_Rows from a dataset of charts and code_
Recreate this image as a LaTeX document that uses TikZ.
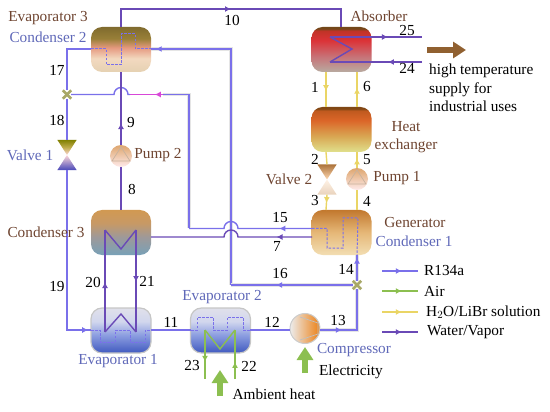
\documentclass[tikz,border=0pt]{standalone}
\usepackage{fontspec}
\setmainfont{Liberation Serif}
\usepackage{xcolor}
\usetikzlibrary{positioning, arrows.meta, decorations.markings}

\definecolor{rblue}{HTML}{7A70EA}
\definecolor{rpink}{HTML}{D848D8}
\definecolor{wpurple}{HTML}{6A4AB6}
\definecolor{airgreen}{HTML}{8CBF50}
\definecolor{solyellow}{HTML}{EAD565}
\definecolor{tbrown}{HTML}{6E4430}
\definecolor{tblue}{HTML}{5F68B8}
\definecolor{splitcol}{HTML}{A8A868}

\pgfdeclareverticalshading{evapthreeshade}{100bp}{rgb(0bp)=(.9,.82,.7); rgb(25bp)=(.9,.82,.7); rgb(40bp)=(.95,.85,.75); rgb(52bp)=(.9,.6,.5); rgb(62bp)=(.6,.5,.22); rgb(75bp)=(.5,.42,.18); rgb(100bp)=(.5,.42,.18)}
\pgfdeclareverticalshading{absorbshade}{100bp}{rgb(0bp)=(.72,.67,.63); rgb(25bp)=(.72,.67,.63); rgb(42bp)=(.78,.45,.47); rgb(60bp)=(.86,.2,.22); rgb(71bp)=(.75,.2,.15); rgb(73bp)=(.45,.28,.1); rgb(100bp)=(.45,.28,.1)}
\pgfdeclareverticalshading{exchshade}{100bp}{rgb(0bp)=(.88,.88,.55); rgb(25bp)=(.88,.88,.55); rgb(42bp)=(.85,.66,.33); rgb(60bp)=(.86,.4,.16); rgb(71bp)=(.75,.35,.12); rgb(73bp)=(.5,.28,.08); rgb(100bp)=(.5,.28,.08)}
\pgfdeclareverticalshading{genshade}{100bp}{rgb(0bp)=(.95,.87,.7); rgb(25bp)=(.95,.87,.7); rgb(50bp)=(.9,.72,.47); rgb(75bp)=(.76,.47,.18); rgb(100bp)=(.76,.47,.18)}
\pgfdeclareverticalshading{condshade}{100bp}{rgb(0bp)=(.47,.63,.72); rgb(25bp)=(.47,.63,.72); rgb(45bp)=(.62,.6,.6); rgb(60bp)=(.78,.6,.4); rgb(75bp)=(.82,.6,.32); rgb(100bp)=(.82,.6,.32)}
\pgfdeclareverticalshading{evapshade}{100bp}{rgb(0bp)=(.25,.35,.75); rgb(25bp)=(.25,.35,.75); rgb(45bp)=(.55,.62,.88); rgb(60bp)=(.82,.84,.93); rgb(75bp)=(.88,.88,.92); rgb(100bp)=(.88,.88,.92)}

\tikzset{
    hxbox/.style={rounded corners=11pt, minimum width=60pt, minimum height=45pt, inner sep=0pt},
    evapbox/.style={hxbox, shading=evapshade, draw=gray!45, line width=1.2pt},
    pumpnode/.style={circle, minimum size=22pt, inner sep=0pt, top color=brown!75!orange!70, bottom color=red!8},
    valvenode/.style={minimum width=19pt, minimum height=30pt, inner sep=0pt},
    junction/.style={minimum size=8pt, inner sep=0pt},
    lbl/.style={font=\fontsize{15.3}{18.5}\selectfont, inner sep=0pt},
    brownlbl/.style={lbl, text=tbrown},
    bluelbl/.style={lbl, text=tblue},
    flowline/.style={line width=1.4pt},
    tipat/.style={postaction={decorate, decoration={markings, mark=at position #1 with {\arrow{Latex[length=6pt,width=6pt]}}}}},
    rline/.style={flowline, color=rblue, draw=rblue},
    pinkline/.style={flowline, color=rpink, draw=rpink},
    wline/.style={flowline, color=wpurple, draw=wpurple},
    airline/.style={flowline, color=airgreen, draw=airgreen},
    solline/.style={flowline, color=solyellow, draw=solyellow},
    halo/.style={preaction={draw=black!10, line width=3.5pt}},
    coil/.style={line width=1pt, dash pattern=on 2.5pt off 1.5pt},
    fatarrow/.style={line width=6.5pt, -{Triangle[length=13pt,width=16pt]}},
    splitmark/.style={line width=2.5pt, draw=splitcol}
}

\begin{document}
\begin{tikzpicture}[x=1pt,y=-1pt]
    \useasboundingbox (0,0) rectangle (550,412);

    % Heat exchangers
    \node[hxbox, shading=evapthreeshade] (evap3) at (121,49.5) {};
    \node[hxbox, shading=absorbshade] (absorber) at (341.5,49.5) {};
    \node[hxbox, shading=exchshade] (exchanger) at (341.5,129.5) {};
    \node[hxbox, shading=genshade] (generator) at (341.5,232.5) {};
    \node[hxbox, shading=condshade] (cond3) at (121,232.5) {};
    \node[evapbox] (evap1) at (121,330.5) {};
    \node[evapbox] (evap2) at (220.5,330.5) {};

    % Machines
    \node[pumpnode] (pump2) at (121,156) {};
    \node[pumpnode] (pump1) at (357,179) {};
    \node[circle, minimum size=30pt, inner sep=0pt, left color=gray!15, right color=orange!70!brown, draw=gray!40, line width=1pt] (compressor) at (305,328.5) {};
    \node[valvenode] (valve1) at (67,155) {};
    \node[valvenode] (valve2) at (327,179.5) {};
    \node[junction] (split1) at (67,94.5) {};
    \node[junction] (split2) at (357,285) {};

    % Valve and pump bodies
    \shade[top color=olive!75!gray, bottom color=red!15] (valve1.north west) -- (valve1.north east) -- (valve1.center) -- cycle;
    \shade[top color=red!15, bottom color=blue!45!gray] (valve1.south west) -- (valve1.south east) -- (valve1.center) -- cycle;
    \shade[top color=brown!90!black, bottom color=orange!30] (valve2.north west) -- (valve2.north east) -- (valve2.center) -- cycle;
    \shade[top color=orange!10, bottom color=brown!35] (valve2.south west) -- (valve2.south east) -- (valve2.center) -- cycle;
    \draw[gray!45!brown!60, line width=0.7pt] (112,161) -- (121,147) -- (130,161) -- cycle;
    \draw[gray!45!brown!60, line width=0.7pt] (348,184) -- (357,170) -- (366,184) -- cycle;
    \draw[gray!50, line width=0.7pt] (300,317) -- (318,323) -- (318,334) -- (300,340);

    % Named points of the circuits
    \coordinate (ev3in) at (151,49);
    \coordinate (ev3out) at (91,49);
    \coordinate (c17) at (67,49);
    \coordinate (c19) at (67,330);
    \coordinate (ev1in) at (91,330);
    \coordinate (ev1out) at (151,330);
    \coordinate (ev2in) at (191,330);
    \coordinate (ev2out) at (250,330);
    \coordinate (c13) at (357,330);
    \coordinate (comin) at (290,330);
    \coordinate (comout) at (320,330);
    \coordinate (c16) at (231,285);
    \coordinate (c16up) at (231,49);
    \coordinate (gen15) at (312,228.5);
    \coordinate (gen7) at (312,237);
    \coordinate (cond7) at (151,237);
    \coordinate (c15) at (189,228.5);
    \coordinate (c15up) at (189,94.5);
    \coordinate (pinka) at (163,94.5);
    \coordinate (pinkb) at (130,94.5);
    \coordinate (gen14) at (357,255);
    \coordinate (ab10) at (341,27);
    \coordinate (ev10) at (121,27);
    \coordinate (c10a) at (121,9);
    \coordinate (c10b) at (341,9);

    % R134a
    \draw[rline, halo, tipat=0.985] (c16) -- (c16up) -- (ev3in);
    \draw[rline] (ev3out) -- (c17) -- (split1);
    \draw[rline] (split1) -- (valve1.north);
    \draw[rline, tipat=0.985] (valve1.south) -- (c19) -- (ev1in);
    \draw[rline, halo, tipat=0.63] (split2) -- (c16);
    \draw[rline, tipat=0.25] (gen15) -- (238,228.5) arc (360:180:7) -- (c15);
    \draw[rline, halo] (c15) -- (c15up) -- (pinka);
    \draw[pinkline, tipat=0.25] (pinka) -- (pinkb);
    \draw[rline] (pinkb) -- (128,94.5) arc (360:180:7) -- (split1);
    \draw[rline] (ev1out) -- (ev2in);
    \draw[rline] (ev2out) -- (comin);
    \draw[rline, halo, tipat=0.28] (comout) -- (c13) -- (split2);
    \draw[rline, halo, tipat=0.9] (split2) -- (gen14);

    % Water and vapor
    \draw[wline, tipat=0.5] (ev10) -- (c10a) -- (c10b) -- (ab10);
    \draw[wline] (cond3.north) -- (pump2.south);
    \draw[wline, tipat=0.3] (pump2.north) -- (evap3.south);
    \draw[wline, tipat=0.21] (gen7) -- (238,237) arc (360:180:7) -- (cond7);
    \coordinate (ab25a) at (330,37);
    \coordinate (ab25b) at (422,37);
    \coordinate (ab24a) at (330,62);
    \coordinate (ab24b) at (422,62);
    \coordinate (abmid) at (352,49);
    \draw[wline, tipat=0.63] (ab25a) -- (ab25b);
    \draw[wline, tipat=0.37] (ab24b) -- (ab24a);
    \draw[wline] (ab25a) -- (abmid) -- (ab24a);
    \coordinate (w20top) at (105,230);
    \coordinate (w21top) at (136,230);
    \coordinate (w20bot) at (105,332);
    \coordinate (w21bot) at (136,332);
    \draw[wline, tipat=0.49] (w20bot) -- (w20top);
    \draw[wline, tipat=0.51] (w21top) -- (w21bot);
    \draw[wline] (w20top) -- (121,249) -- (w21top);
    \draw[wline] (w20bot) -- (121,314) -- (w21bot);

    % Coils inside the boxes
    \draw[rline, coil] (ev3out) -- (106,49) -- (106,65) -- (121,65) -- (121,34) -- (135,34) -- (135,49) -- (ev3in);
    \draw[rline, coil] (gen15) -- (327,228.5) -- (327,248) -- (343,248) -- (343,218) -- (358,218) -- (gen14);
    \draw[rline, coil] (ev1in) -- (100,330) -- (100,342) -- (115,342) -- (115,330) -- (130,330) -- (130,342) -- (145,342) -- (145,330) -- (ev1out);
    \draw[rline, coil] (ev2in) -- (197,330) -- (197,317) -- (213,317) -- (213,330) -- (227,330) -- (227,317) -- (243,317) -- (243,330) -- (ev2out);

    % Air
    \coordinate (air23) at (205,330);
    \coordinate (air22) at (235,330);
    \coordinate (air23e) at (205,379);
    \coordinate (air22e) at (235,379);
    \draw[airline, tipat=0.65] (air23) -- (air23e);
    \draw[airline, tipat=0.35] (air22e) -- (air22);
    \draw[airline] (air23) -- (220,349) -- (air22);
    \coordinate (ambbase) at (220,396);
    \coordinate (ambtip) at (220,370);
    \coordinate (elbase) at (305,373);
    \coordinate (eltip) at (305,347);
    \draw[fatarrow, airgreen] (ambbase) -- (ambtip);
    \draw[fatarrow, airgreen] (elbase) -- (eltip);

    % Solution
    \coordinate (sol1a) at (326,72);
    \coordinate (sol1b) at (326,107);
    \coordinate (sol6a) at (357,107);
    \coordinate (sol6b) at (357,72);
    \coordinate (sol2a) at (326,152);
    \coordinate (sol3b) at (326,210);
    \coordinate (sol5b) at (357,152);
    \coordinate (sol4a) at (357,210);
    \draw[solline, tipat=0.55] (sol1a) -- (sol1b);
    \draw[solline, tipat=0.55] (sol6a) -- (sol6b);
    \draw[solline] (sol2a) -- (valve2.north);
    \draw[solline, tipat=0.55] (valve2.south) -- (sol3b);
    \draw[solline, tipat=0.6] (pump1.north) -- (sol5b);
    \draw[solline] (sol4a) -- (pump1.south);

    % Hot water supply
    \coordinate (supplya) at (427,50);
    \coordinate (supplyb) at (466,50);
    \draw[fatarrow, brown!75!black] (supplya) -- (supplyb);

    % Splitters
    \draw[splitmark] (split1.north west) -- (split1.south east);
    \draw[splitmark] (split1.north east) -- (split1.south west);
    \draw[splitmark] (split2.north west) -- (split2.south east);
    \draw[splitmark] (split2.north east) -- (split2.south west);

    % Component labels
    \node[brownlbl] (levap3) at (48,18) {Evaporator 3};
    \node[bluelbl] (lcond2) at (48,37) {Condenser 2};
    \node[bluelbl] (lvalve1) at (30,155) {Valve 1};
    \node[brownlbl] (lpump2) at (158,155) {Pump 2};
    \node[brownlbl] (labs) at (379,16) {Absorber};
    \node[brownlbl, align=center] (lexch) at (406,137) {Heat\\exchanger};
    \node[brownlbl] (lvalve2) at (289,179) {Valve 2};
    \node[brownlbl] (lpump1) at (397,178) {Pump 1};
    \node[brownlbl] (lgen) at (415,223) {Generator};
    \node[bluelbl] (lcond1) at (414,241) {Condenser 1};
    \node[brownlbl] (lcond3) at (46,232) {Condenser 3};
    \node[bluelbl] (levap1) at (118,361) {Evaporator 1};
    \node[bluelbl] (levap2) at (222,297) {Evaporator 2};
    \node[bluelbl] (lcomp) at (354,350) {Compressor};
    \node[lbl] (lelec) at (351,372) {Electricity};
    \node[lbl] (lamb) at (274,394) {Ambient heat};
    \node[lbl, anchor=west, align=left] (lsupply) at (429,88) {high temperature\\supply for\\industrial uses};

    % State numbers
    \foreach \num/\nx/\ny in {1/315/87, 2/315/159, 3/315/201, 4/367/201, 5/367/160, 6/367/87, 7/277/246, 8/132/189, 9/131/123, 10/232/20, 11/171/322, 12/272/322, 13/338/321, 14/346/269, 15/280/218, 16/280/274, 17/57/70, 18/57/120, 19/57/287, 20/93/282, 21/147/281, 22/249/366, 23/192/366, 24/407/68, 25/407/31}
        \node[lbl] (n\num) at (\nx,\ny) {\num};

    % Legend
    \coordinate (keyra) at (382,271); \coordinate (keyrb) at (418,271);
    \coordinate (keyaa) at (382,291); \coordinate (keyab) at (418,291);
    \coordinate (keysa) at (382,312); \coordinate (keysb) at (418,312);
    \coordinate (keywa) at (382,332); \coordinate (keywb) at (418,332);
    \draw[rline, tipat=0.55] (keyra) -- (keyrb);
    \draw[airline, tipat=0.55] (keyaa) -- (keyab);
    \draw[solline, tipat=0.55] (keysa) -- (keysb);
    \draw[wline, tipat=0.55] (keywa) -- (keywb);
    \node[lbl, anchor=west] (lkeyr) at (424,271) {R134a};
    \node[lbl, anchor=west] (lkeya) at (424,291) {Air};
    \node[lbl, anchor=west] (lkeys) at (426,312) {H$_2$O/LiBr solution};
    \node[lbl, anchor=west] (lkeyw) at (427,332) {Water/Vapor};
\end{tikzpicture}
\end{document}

* * *

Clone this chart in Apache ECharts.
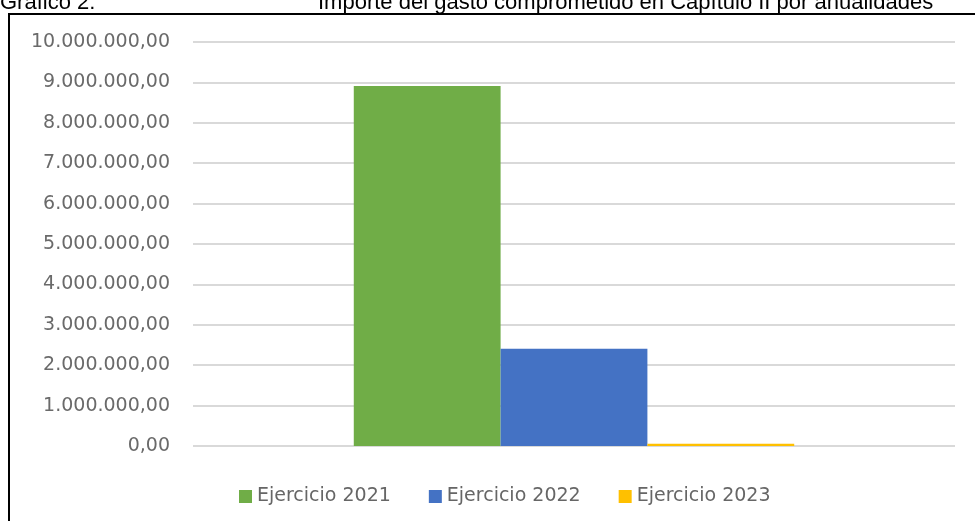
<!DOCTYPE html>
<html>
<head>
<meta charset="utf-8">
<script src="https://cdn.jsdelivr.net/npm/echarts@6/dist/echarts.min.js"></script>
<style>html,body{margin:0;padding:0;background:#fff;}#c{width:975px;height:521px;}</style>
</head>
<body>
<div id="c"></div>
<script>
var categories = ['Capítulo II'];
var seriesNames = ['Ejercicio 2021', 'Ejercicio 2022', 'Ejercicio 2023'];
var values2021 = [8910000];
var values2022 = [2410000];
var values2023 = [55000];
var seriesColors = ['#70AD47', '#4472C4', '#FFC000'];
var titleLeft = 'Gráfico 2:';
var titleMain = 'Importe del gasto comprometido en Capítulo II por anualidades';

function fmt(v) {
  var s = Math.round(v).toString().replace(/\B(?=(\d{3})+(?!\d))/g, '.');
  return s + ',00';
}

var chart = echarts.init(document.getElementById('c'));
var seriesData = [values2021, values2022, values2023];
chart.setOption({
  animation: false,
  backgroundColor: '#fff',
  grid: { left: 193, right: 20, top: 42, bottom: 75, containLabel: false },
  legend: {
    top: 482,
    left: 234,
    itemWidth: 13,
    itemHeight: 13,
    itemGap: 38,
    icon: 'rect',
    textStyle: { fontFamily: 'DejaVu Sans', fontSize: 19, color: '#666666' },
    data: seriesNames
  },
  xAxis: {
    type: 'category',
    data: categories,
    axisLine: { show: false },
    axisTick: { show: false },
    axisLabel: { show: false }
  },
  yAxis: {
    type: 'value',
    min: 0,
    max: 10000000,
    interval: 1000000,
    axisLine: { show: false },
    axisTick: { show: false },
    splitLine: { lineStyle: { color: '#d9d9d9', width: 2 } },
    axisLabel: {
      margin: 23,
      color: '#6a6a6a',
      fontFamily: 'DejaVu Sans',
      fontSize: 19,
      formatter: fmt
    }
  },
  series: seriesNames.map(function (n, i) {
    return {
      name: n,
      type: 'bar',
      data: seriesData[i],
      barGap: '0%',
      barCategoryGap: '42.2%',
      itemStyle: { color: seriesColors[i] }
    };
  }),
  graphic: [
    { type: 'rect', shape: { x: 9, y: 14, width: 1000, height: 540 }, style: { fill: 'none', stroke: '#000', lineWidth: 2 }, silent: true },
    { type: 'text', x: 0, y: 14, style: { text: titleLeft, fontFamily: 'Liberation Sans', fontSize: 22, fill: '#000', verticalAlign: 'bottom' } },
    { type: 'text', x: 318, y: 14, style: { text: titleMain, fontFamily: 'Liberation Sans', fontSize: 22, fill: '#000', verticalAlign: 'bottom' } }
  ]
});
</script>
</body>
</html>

...

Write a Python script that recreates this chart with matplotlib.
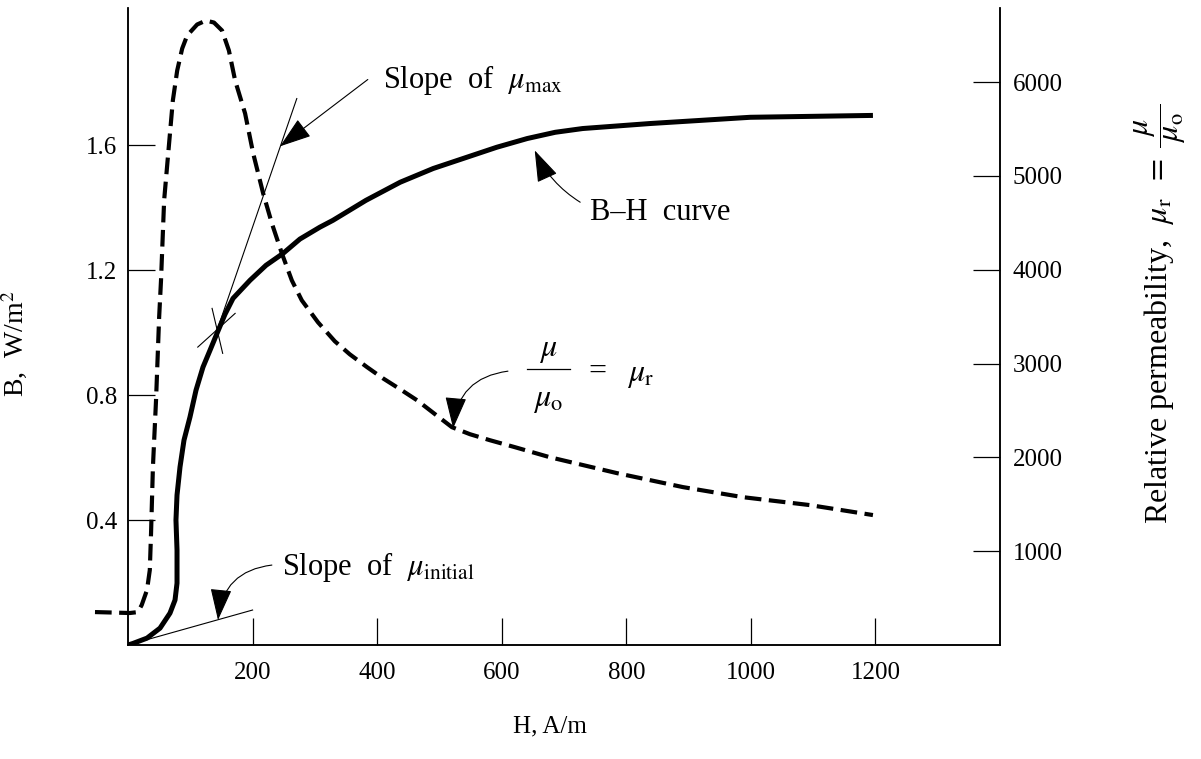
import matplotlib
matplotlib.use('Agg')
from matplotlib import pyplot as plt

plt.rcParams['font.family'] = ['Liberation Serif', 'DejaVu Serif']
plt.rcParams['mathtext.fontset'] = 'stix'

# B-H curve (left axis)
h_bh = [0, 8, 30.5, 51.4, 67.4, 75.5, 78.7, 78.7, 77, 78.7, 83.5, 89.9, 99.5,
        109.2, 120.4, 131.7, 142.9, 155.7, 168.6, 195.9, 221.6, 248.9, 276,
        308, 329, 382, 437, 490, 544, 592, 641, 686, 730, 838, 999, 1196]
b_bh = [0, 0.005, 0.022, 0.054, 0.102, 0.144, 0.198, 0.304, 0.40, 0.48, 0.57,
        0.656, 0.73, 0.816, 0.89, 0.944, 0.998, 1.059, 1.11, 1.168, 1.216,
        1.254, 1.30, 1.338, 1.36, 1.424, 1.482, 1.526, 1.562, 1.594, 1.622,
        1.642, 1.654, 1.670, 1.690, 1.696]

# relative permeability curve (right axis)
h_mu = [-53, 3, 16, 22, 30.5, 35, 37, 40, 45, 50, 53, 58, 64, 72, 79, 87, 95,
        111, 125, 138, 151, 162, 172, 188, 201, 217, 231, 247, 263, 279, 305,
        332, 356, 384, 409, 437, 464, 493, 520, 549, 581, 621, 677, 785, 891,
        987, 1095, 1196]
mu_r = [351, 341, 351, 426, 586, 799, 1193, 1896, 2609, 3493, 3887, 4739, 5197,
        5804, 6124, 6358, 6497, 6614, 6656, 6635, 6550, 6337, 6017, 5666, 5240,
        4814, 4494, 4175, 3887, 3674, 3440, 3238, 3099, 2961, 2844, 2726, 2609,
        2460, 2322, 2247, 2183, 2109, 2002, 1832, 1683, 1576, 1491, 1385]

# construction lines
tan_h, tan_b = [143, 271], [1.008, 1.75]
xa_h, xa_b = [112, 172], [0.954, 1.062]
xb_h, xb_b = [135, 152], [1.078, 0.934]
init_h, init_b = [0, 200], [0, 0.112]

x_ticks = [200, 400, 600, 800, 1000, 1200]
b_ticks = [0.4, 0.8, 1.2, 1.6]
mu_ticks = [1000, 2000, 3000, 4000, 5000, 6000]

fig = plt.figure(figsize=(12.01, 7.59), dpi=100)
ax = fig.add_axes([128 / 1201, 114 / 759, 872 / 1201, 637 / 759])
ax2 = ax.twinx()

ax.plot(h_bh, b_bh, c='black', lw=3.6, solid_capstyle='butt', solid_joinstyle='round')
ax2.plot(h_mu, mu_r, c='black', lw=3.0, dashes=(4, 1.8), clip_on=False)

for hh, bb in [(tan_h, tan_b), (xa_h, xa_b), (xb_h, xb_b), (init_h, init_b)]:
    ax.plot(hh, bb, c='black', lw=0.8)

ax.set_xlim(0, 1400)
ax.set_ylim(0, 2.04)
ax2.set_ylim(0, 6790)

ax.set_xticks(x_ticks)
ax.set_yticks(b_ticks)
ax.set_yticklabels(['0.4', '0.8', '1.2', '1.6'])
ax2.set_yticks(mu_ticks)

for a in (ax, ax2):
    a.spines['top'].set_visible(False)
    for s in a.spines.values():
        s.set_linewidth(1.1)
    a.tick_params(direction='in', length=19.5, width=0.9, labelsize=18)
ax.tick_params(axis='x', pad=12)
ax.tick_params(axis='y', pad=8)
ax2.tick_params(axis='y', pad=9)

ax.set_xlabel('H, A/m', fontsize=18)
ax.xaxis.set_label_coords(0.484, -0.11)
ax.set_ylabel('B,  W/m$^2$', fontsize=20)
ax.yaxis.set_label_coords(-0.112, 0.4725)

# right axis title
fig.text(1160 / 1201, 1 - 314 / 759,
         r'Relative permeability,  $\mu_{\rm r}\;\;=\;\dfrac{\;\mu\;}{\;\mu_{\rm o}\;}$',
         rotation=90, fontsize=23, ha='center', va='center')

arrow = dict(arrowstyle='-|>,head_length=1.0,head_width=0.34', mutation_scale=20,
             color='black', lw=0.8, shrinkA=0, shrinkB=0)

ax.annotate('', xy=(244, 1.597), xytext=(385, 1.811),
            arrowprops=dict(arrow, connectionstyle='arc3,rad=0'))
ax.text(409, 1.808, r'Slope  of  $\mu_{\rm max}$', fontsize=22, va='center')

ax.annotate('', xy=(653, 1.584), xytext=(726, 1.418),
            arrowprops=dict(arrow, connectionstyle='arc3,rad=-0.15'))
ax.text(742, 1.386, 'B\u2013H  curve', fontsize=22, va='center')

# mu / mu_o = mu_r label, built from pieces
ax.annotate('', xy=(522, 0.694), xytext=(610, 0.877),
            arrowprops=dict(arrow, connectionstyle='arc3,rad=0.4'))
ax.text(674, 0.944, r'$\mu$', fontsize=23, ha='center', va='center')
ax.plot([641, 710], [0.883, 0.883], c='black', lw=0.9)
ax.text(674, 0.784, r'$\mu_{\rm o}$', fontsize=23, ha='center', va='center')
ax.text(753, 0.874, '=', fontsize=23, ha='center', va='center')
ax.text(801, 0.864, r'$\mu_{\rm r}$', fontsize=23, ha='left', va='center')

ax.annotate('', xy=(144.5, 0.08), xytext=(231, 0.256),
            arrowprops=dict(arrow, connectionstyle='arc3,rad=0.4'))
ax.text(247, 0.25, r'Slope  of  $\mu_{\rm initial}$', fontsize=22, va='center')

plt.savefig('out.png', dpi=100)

_DIRECTION_
Which lines in the listing above hold the word "with"? Show each of them.

_ANSWER TO THIS EXERCISE_
    tipat/.style={postaction={decorate, decoration={markings, mark=at position #1 with {\arrow{Latex[length=6pt,width=6pt]}}}}},
Write a Python script that recreates this chart with matplotlib.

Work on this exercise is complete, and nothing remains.